PLC technology has matured in recent years to deliver functionality that was previously not possible in such a small size. For WDM-PON applications, the main focus is on collapsing the 32-channel transmitter and receiver components into compact integrated modules that allows all the OLT functionality to fit on a single OLT blade. PLC technology allows for 32 photodiodes, TIAs, capacitors, and other sub-components to be hybrid integrated on an AWG chip with very-high yields. This can be done on a silicon chip that is only approximately two inches long. The packaging and electronics add to this footprint, but the end result is double the port density in the OLT. Similarly, PLC-based transmitter modules combine all 32 channels of WDM filtering, along with 32 R-SOA transmitters, and matching optical power monitors for each channel. This level of integration was simply not feasible even just a few years ago, but now enables some of the next-generation WDM-PON networks to compete on a cost and port-density basis with 10G PON.

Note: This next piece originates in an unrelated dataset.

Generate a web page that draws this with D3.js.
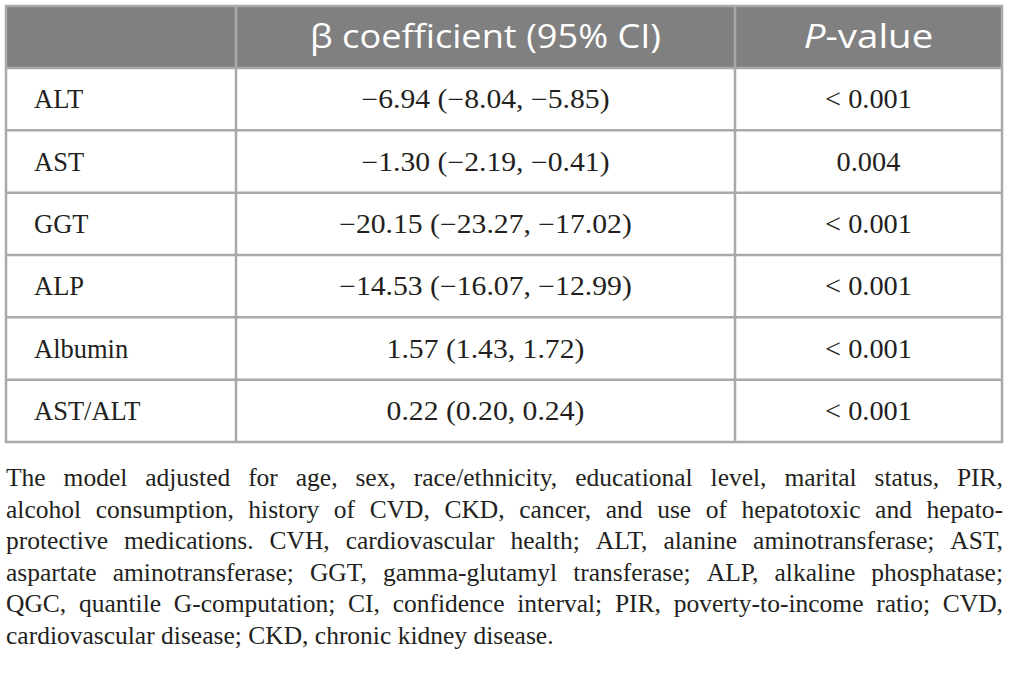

From a service level perspective, no other PON technology, including 10G PON, offers the same bitrate to each home that WDM-PON can provide. The 1250 Mbps per-user bandwidth is comparable only with P2P systems, but WDM-PON leverages a lower cost PON fiber plant. The main challenges that have impacted WDM-PON deployments, namely cost and port density, are now starting to be addressed through lower-cost integrated components based on PLCs.
Perhaps the largest remaining challenge to WDM-PON deployments is arriving at a WDM-PON standard, similar to the IEEE and ITU standards that cover GEPON and GPON, respectively. While 10G PON solutions will provide continued significant cost pressures, adoption of an industry standard for WDM-PON will help focus development efforts and drive down the costs of WDM-PON components. As the early challenges in initial setup costs and OLT port densities are addressed, WDM-PON deployments will continue to rise. This will present a very viable standards-based alternative to 10G PON and other next-generation FTTH solutions.